One key scenario the project will address is the control of a group of satellites, such as those used to investigate the surface of Mars prior to a manned mission.

'When groups of satellites have to rendez-vous to form a single satellite or to form a set position relative to each other in space, you want to make sure this capability is preserved even in the face of uncertainties in their model of the situation,' said Bates. 'To ensure the rendezvous happens correctly and handles any faults or failures, we run simulations beforehand of problems that might arise in different parts of the system.'

Bates explained the standard way to ensure fault tolerance is to run simulations based on Monte Carlo statistics — where thousands of simulations are run covering different types of uncertainty and disturbances to ensure that statistically it is very unlikely anything will cause a problem.

'The problem with this is that it's complicated and very time intensive,' said Bates. 'So what we propose to do is develop more analytical techniques to prove that X or Y cannot occur for this level of uncertainty without needing to run so many simulations.'

Optimisation techniques are planned to be used by the team to focus on finding the very worst case scenarios. 'You can try to identify deterministically what's the very worst thing that can happen for a given level of uncertainty and disturbances and ensure that worst thing can be handled,' said Bates.

The team liaises closely with ESA engineers who are deeply involved at a technical level to determine what situations are likely to occur and define the problems. They will analyse the results of the scenarios and aim to improve the results.

Simulation-based scenarios will be developed by the consortium involving models of satellites, mission trajectories and requirements they can simulate on a computer. They will then draw up a list of situations and analyse the performance of the control systems as they are being used. Companies involved have access to near mission-identical simulation platforms.

As there will always be a slight difference between the real system and a model, the researchers will also quantify this error and include it in the simulation to make sure that the controller will function on the real mission and not just on the computer model.

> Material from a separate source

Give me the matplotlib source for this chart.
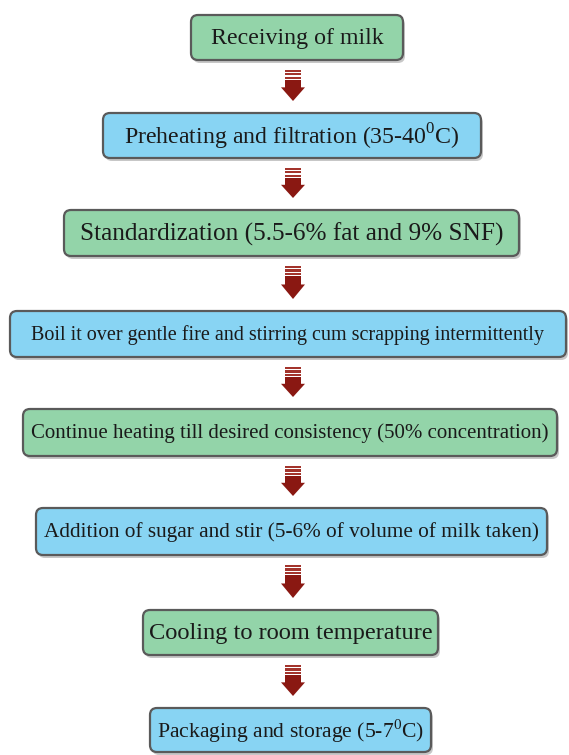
import matplotlib.pyplot as plt
from matplotlib.patches import FancyBboxPatch, Polygon, Rectangle

plt.rcParams['font.family'] = 'Liberation Serif'
plt.rcParams['mathtext.fontset'] = 'custom'
plt.rcParams['mathtext.rm'] = 'Liberation Serif'

# flow steps, top to bottom
steps = [
    "Receiving of milk",
    "Preheating and filtration (35-40$^{\\mathrm{0}}$C)",
    "Standardization (5.5-6% fat and 9% SNF)",
    "Boil it over gentle fire and stirring cum scrapping intermittently",
    "Continue heating till desired consistency (50% concentration)",
    "Addition of sugar and stir (5-6% of volume of milk taken)",
    "Cooling to room temperature",
    "Packaging and storage (5-7$^{\\mathrm{0}}$C)",
]
fills = ['green', 'blue', 'green', 'blue', 'green', 'blue', 'green', 'blue']

# layout in pixels: (left, right, top, bottom) and text width target
boxes = [
    (191, 403, 15, 60),
    (103, 481, 113, 158),
    (64, 519, 210, 256),
    (10, 566, 311, 357),
    (23, 557, 409, 456),
    (36, 547, 508, 555),
    (143, 438, 610, 655),
    (150, 431, 708, 752),
]
text_w = [173, 337, 425, 515, 520, 498, 284, 268]

colors = {'green': '#93d4a9', 'blue': '#88d4f3'}
arrow_col = '#8a1812'

fig = plt.figure(figsize=(5.69, 7.55), dpi=100)
ax = fig.add_axes([0, 0, 1, 1])
ax.set_xlim(0, 569)
ax.set_ylim(755, 0)
ax.axis('off')

fig.canvas.draw()
renderer = fig.canvas.get_renderer()

for i, (label, kind) in enumerate(zip(steps, fills)):
    x0, x1, y0, y1 = boxes[i]
    w, h = x1 - x0, y1 - y0
    # shadow
    sh = FancyBboxPatch((x0 + 2, y0 + 3), w, h, boxstyle="round,pad=0,rounding_size=7",
                        fc='#9a9a9a', ec='none', alpha=0.55, zorder=1)
    ax.add_patch(sh)
    bx = FancyBboxPatch((x0, y0), w, h, boxstyle="round,pad=0,rounding_size=7",
                        fc=colors[kind], ec='#5a5a5a', lw=1.6, zorder=2)
    ax.add_patch(bx)
    t = ax.text((x0 + x1) / 2, (y0 + y1) / 2 + 1, label, ha='center', va='center',
                fontsize=15, color='#1a1a1a', zorder=3)
    tw = t.get_window_extent(renderer).width
    t.set_fontsize(15 * text_w[i] / tw)

    # arrow to next box
    if i < len(steps) - 1:
        top = y1 + 10
        bot = boxes[i + 1][2] - 12
        L = bot - top
        cx = 293
        sw, hw = 8, 12
        for k in range(3):
            ax.add_patch(Rectangle((cx - sw, top + k * 3.4), 2 * sw, 2.1,
                                   fc='#a3342c', ec='none', zorder=2))
        ax.add_patch(Rectangle((cx - sw, top + 10.2), 2 * sw, 0.56 * L - 10.2 + 0.5,
                               fc=arrow_col, ec='none', zorder=2))
        ax.add_patch(Polygon([(cx - hw, top + 0.56 * L), (cx + hw, top + 0.56 * L), (cx, bot)],
                             closed=True, fc=arrow_col, ec='none', zorder=2))

fig.savefig('out.png', dpi=100, facecolor='white')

Though the key aim of the project is to correct faults before launch, certain parts of the control systems will have an autonomous capability to reconfigure themselves if faults arise. Those systems are based on models of various types of environmental disturbance, or problems that might occur in space.

Leicester's main contribution will be designing and analysing the algorithms implemented in the control systems and trying to evaluate their robustness.

Oxford will be more focused on developing theoretical analytical techniques. GMV and NGC will develop the examples to demonstrate the techniques, implement them and compare with current procedures.

The project will run for around two years. It will result in new analytical techniques that ESA can apply to any future space missions.